Fortescue deal sparks Aussie equity-linked return

Hunan Valin brought an end to a three-and-a-half year drought in Australian equity-linked issuance with a $355 million bond exchangeable into the iron ore producer.

Chinese state-owned enterprise Hunan Valin Iron & Steel sold $354.8 million of bonds exchangeable into shares of Australian iron ore producer Fortescue Metals Group on Tuesday, ending a three-and-a-half-year drought for equity-linked issuance in Australia.

The five year deal, puttable after three years, marks the first ever cross-border exchangeable bond in Australia and the first equity-linked transaction since Linc Energy’s $200 million convertible bond issued in March 2013.

Similar to other China-incorporated companies, Hunan Valin issued the bonds through an offshore branch, Valin Mining Investments (Singapore), and provided a keepwell agreement for credit enhancement. Hunan Valin is an unlisted entity owned by the Hunan provincial government.

Deutsche Bank, the sole bookrunner of the exchangeable bond, approached investors with an exchange premium of 25% to 35% over Fortescue’s Monday closing price. The put price was touted at being between 104.58% and 107.73%, with a redemption price of 107.76% to 113.22%. That implied a yield to put and maturity of 1.5% to 2.5% every year.

The final terms were largely settled at the mid-point of the guidance. The exchange premium was fixed at 30%, implying an exchange price of A$7.124. The bond yields 2% a year based on the final put price of 106.15% and redemption price of 110.46%.

The US dollar-denominated bond was launched with an indicative size of $341 million to $369 million, depending on the size of the demand. The bond is exchangeable into 65 million Fortescue shares.

Timing of the deal appeared to be ideal for the issuer because the bond was priced after a strong rally in Fortescue’s shares, which more than tripled from A$1.45 in January amid a rebound in iron ore prices.

The strong share price performance was backed by a sharp increase in Fortescue’s net profit for the year ended June 30, surging to the equivalent of $985 million from $316 million a year earlier.

According to a source familiar with the situation, the leads had already put together a shadow book that was nearly sufficient to cover the entire deal before launching. That allowed the issuer to launch the trade on Melbourne Cup Day, which is a public holiday in Melbourne and the state of Victoria.

These anchor orders also provided momentum for the issuer to get incremental demand and to eventually price off the bottom of the guidance.

Allocation was evenly split between hedge funds and outright accounts, according to the source. There was no geographical split available, but the deal was entirely sold to investors outside Australia.

There were uncertainties over credit assumptions at launch since Hunan Valin was an unrated and unknown issuer in the international markets.
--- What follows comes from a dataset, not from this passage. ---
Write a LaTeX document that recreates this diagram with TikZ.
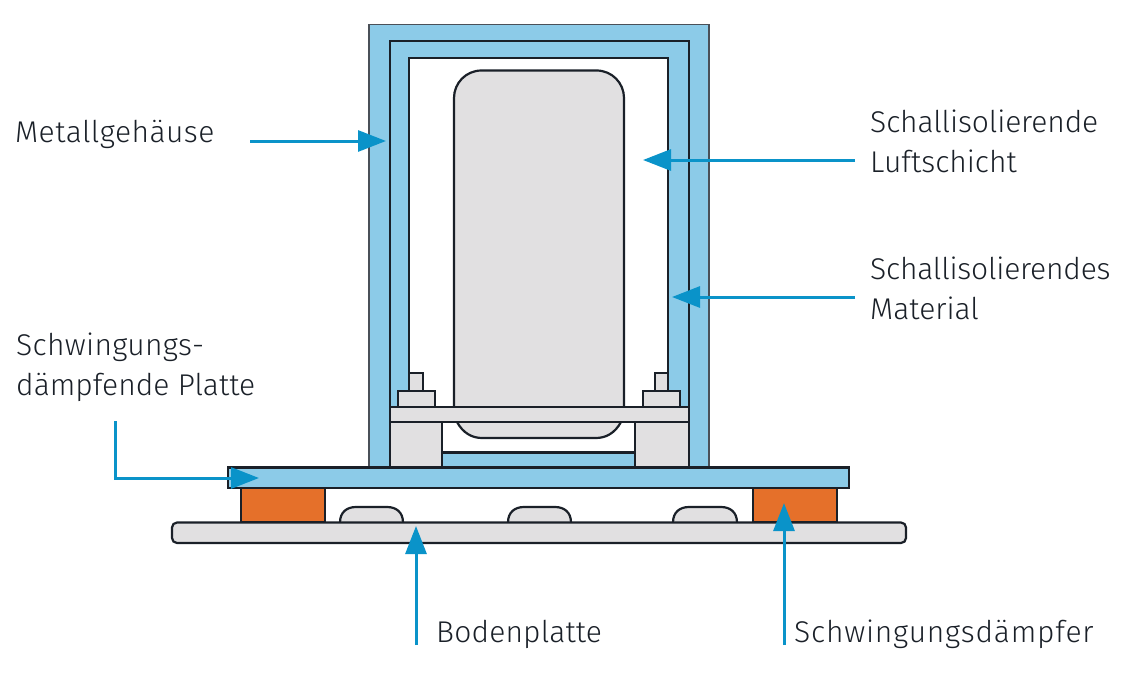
\documentclass[tikz,border=0pt]{standalone}
\usepackage{fontspec}
\setmainfont{Fira Sans}[UprightFont=* Light]
\usetikzlibrary{arrows.meta}
\definecolor{ink}{HTML}{1A2028}
\definecolor{edgegrey}{HTML}{4A5058}
\definecolor{steel}{HTML}{8CCBE8}
\definecolor{pale}{HTML}{E1E0E1}
\definecolor{rust}{HTML}{E5702A}
\definecolor{pointer}{HTML}{0A93C9}
\tikzset{
  x=1pt,y=-1pt,
  part/.style={draw=ink,line width=2.2pt,line join=miter},
  bluepart/.style={part,fill=steel},
  greypart/.style={part,fill=pale},
  rustpart/.style={part,fill=rust},
  pointerline/.style={draw=pointer,line width=3pt,-{Triangle[length=28pt,width=21pt]}},
  label/.style={font=\fontsize{30}{40}\selectfont,text=ink,inner sep=0pt,align=left,anchor=west}
}
\begin{document}
\begin{tikzpicture}
\useasboundingbox (0,0) rectangle (1121,688);
% housing
\fill[steel] (369,467) |- (709,24.5) |- cycle;
\draw[draw=edgegrey,line width=1.8pt] (369,467) |- (709,24.5) -- (709,467);
\draw[part] (390,467) |- (689,41) -- (689,467);
\filldraw[part,fill=white] (409,407) |- (668,58) -- (668,407);
% equipment
\filldraw[greypart] (454,407) -- (454,98) .. controls (454,83) and (466,70.5) .. (481.5,70.5) -- (596.5,70.5) .. controls (612,70.5) and (624,83) .. (624,98) -- (624,407);
% lower space
\fill[white] (442,422) rectangle (635,452);
\filldraw[greypart] (457,422) .. controls (463,433) and (472,438) .. (482,438) -- (596,438) .. controls (606,438) and (615,433) .. (621,422);
\filldraw[bluepart] (442,452.5) rectangle (635,467);
\filldraw[greypart] (390,422) rectangle (442,467);
\filldraw[greypart] (635,422) rectangle (689,467);
\filldraw[greypart] (390,407) rectangle (689,422);
% bolts
\filldraw[greypart] (409,391) rectangle (423,373);
\filldraw[greypart] (398,407) rectangle (435,391);
\filldraw[greypart] (655,391) rectangle (668,373);
\filldraw[greypart] (643,407) rectangle (680,391);
% base
\filldraw[rustpart] (241,488) rectangle (325,522.5);
\filldraw[rustpart] (753,488) rectangle (837,522.5);
\filldraw[greypart] (340,522.5) .. controls (340,512) and (347,507) .. (356,507) -- (387,507) .. controls (396,507) and (403,512) .. (403,522.5);
\filldraw[greypart] (508,522.5) .. controls (508,512) and (515,507) .. (524,507) -- (555,507) .. controls (564,507) and (571,512) .. (571,522.5);
\filldraw[greypart] (673,522.5) .. controls (673,512) and (680,507) .. (689,507) -- (721,507) .. controls (730,507) and (737,512) .. (737,522.5);
\filldraw[bluepart] (228,467.5) rectangle (849,488);
\filldraw[greypart,rounded corners=5pt] (172,522.5) rectangle (906,543);
% targets and starts
\coordinate (tMetall) at (386,141);
\coordinate (sMetall) at (250,141);
\coordinate (tLuft) at (643,160);
\coordinate (sLuft) at (855,160);
\coordinate (tMat) at (672,297);
\coordinate (sMat) at (855,297);
\coordinate (tPlatte) at (259,478);
\coordinate (sPlatte) at (115,421);
\coordinate (tBoden) at (416,526);
\coordinate (sBoden) at (416,645);
\coordinate (tDaempfer) at (784,503);
\coordinate (sDaempfer) at (784,645);
\draw[pointerline] (sMetall) -- (tMetall);
\draw[pointerline] (sLuft) -- (tLuft);
\draw[pointerline] (sMat) -- (tMat);
\draw[pointerline] (sPlatte) |- (tPlatte);
\draw[pointerline] (sBoden) -- (tBoden);
\draw[pointerline] (sDaempfer) -- (tDaempfer);
% labels
\node[label] (lMetall) at (15,134) {\addfontfeature{LetterSpace=1.5}Metallgehäuse};
\node[label] (lLuft) at (870,141) {\addfontfeature{LetterSpace=-0.4}Schallisolierende\\Luftschicht};
\node[label] (lMat) at (870,288) {\addfontfeature{LetterSpace=-0.7}Schallisolierendes\\Material};
\node[label] (lPlatte) at (16,367) {\addfontfeature{LetterSpace=1}Schwingungs-\\dämpfende Platte};
\node[label] (lBoden) at (436,634) {\addfontfeature{LetterSpace=0.5}Bodenplatte};
\node[label] (lDaempfer) at (794,634) {\addfontfeature{LetterSpace=2.6}Schwingungsdämpfer};
\end{tikzpicture}
\end{document}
Assumptions were also made difficult because Hunan Valin has supported its Singapore branch — the issuing entity — with a keepwell deed instead of a full guarantee.

Unlike a full guarantee, a deed provider has no contractual obligation to pay off the issuer’s outstanding debt in case of bankruptcy.

The only benchmark for the new exchangeable bond was Hunan Valin’s onshore, renminbi-denominated vanilla bond which yields 6.2% until 2019, according to a bond trader.

As such, bond traders have used a fairly wide credit assumption between 375bp and 450bp for the new issue. Fortescue shares are very liquid and trade $58 million on average every day, meaning that stock borrow was easily available at general collateral level.

According to the source, the new bond has a bond floor of around 90% and an implied volatility of about 27% to 28% at the final price. That is based on a 450bp credit spread and a 3% stock slippage.

Technically, the exchangeable bond allows Hunan Valin to offload about 15% of its 444 million shares in Fortescue, the world’s fourth largest iron ore producer, if all of the bondholders exercise the exchange option.

The Chinese state-owned enterprise bought a 16.5% stake in Fortescue for A$1.2 billion in 2009, a time when Chinese companies were actively seeking Australian resources companies which struggled to repay their debt following the global financial crisis.

At that time it bought Fortescue shares at $2.48 per share, implying that it has more than doubled the value of the investment based on Fortescue’s current market price.

Hunan Valin’s shareholding in Fortescue could fall to 12.1% from 14.2% currently if the bonds are fully exchanged into shares. Still, it will remain as the second largest shareholder behind Andrew Forrest, Fortescue’s founder and chief executive, who owns 33.3% of the company.